Libro singolare quello di Alessandro Leogrande, uscito per Feltrinelli nel novembre del 2015, intitolato La frontiera. Libro che contiene molti libri, cioè molte storie tutte legate tra loro, unico modo forse per poter raccontare il fenomeno della migrazione. Lo stile del giornalismo narrativo ben si accorda infatti con l’argomento ed offre punti di vista nuovi su argomenti che ognuno a proprio modo crede di conoscere alla perfezione. Si fa viaggiatore Leograndi tornando sui luoghi delle tragedie dei migranti, in un certo modo si fa egli stesso migrante per cercare di entrare nelle storie e riproporle nella giusta prospettiva. Storie di un’umanità dolente in viaggio per la salvezza.
La frontiera così si trova ovunque non solo sulle rotte dell’Italia o della Grecia. L’autore è riuscito a “raccogliere quante più storie riguardassero la frontiera mediterranea e il suo attraversamento, i viaggi in mare e quelli via terra, sentire chi ce l’aveva fatta, e recuperare testimonianze su quelli che non ce l’avevano fatta”. L’importante era parlare con le persone, leggere i documenti e i numeri per riportare in modo quanto più possibile veritiero la tragedia della migrazione.
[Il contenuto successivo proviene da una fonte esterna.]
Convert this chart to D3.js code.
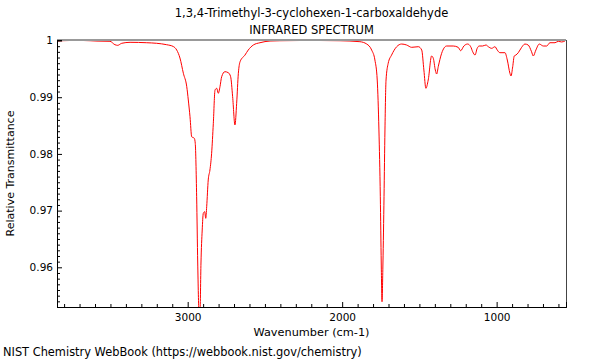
<!DOCTYPE html>
<html>
<head>
<meta charset="utf-8">
<script src="https://cdn.jsdelivr.net/npm/d3@7"></script>
<style>
  html, body { margin: 0; padding: 0; background: #fff; }
  svg { display: block; font-family: "DejaVu Sans", sans-serif; }
</style>
</head>
<body>
<svg id="chart" width="600" height="360"></svg>
<script>
// ---- data ----
const titleLines = ["1,3,4-Trimethyl-3-cyclohexen-1-carboxaldehyde", "INFRARED SPECTRUM"];
const xLabel = "Wavenumber (cm-1)";
const yLabel = "Relative Transmittance";
const footer = "NIST Chemistry WebBook (https://webbook.nist.gov/chemistry)";

const xDomain = [3846, 551];
const yDomain = [0.9530, 1.00009];
const xMajorTicks = [3000, 2000, 1000];
const yMajorTicks = [0.96, 0.97, 0.98, 0.99, 1];
const yTickLabels = ["0.96", "0.97", "0.98", "0.99", "1"];

const wavenumber = [
  3848, 3762, 3676, 3587, 3503, 3471, 3453, 3427, 3373, 3265,
  3201, 3136, 3093, 3071, 3050, 3028, 3006, 2996, 2985, 2974,
  2957, 2951, 2942, 2935, 2927, 2920, 2914, 2906, 2899, 2890,
  2883, 2877, 2867, 2856, 2845, 2834, 2823, 2812, 2802, 2791,
  2780, 2759, 2737, 2722, 2709, 2694, 2683, 2672, 2661, 2629,
  2608, 2575, 2532, 2467, 2403, 2273, 2144, 2014, 1885, 1841,
  1809, 1788, 1773, 1762, 1753, 1747, 1742, 1736, 1729, 1723,
  1716, 1702, 1680, 1647, 1615, 1583, 1550, 1507, 1485, 1471,
  1458, 1443, 1421, 1410, 1397, 1388, 1378, 1356, 1324, 1281,
  1249, 1233, 1212, 1188, 1168, 1155, 1140, 1126, 1113, 1091,
  1069, 1054, 1032, 1011, 996, 979, 946, 931, 914, 907,
  896, 886, 875, 860, 838, 817, 796, 774, 763, 746,
  724, 698, 676, 655, 622, 601, 579, 558
];
const transmittance = [
  0.9999, 1.0000, 1.0000, 0.9999, 0.99986, 0.99926, 0.99915, 0.99951, 0.99968, 0.99961,
  0.99951, 0.99926, 0.99894, 0.99832, 0.99691, 0.99422, 0.99185, 0.98951, 0.98656, 0.98303,
  0.98275, 0.98187, 0.97245, 0.96076, 0.9525, 0.9525, 0.96076, 0.96658, 0.96952, 0.96981,
  0.96864, 0.97069, 0.9754, 0.97716, 0.98011, 0.9854, 0.99127, 0.99157, 0.99069, 0.99185,
  0.99362, 0.9945, 0.99432, 0.99362, 0.99009, 0.9851, 0.98892, 0.99422, 0.99626, 0.99744,
  0.99832, 0.99921, 0.99961, 0.99991, 0.99996, 1.0000, 1.0000, 0.99996, 0.99979, 0.99938,
  0.99832, 0.99656, 0.99303, 0.98422, 0.97245, 0.96076, 0.95393, 0.96076, 0.97245, 0.98422,
  0.99303, 0.99598, 0.99744, 0.99891, 0.99938, 0.99921, 0.9988, 0.99891, 0.99832, 0.9948,
  0.99157, 0.99303, 0.99727, 0.99686, 0.9948, 0.99409, 0.99538, 0.99774, 0.99903, 0.99903,
  0.9988, 0.9982, 0.99903, 0.99938, 0.99891, 0.99802, 0.99744, 0.99862, 0.99903, 0.99903,
  0.99921, 0.99891, 0.99862, 0.99891, 0.99832, 0.99785, 0.99785, 0.99656, 0.99422, 0.99374,
  0.99538, 0.99727, 0.99744, 0.99785, 0.9988, 0.99938, 0.99921, 0.99802, 0.99727, 0.99832,
  0.99938, 0.99903, 0.99903, 0.99961, 0.99961, 0.99986, 0.99974, 0.99991
];

// ---- layout ----
const plot = { left: 57, right: 566, top: 40, bottom: 307 };
const svg = d3.select("#chart");
const x = d3.scaleLinear().domain(xDomain).range([plot.left, plot.right]);
const y = d3.scaleLinear().domain(yDomain).range([plot.bottom, plot.top]);
const pts = wavenumber.map((w, i) => ({ w, t: transmittance[i] }));

svg.append("defs").append("clipPath").attr("id", "clip")
  .append("rect")
  .attr("x", plot.left).attr("y", plot.top)
  .attr("width", plot.right - plot.left).attr("height", plot.bottom - plot.top);

// spectrum
const line = d3.line().x(d => x(d.w)).y(d => y(d.t)).curve(d3.curveMonotoneX);
svg.append("path")
  .datum(pts)
  .attr("clip-path", "url(#clip)")
  .attr("fill", "none")
  .attr("stroke", "#ff0000")
  .attr("stroke-width", 1)
  .attr("d", line);

// frame: grey top, dark right
svg.append("line")
  .attr("x1", plot.left).attr("x2", plot.right)
  .attr("y1", plot.top).attr("y2", plot.top)
  .attr("stroke", "#999").attr("stroke-width", 2);
svg.append("line")
  .attr("x1", plot.right + 0.5).attr("x2", plot.right + 0.5)
  .attr("y1", plot.top).attr("y2", plot.bottom)
  .attr("stroke", "#444").attr("stroke-width", 1);

const tickFont = 10.5;

// x axis (ticks pointing inward)
const xMinor = d3.range(3800, 550, -100).filter(v => xMajorTicks.indexOf(v) < 0);
const gxm = svg.append("g").attr("transform", `translate(0,${plot.bottom})`)
  .call(d3.axisBottom(x).tickValues(xMinor).tickSize(-3).tickFormat(""));
const gx = svg.append("g").attr("transform", `translate(0,${plot.bottom})`)
  .call(d3.axisBottom(x).tickValues(xMajorTicks).tickSize(-5).tickPadding(7).tickFormat(d3.format("d")));
[gxm, gx].forEach(g => {
  g.select(".domain").attr("stroke", "#000");
  g.selectAll(".tick line").attr("stroke", "#000");
});
gx.selectAll(".tick text")
  .attr("font-family", "DejaVu Sans, sans-serif")
  .attr("font-size", tickFont).attr("fill", "#000");

// y axis (ticks pointing inward)
const yMinor = d3.range(953, 1001).map(v => v / 1000)
  .filter(v => yMajorTicks.every(m => Math.abs(m - v) > 1e-9));
const gym = svg.append("g").attr("transform", `translate(${plot.left},0)`)
  .call(d3.axisLeft(y).tickValues(yMinor).tickSize(-3).tickFormat(""));
const gy = svg.append("g").attr("transform", `translate(${plot.left},0)`)
  .call(d3.axisLeft(y).tickValues(yMajorTicks).tickSize(-5).tickPadding(4)
    .tickFormat((d, i) => yTickLabels[i]));
[gym, gy].forEach(g => {
  g.select(".domain").attr("stroke", "#000");
  g.selectAll(".tick line").attr("stroke", "#000");
});
gy.selectAll(".tick text")
  .attr("font-family", "DejaVu Sans, sans-serif")
  .attr("font-size", tickFont).attr("fill", "#000");

// titles and labels
const cx = (plot.left + plot.right) / 2;
svg.append("text").attr("x", cx).attr("y", 17).attr("text-anchor", "middle")
  .attr("font-size", 11.5).text(titleLines[0]);
svg.append("text").attr("x", cx).attr("y", 34).attr("text-anchor", "middle")
  .attr("font-size", 11.5).text(titleLines[1]);
svg.append("text").attr("x", cx).attr("y", 336).attr("text-anchor", "middle")
  .attr("font-size", 11.3).text(xLabel);
svg.append("text")
  .attr("transform", `translate(14,${(plot.top + plot.bottom) / 2}) rotate(-90)`)
  .attr("text-anchor", "middle").attr("font-size", 11).text(yLabel);
svg.append("text").attr("x", 3).attr("y", 356).attr("font-size", 11.4).text(footer);
</script>
</body>
</html>
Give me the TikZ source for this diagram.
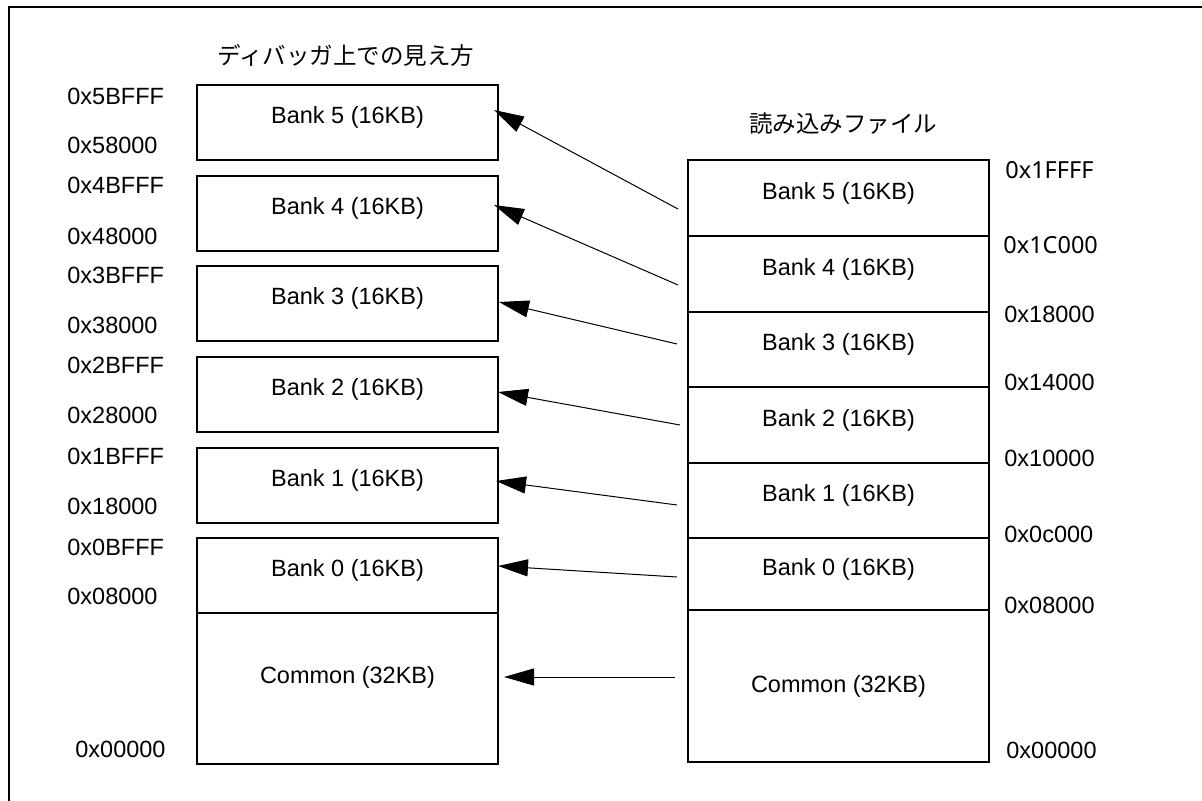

E si giunge ad una verità incontestabile: “la Frontiera non è un luogo preciso, piuttosto la moltiplicazione di una serie di luoghi in perenne mutamento, che coincidono con la possibilità di finire da una parte… o rimanere nell’altra” e “chi accetta viaggi pericolosissimi in condizioni inumane, attraversando i confini che si frappongono lungo il suo sentiero, non lo fa perché votato al rischio o alla morte, ma perché scappa da condizioni ancora peggiori”.
Un libro facile da leggere, ma che lascia un segno profondo proiettandoci in prima persona nella pelle dei protagonisti.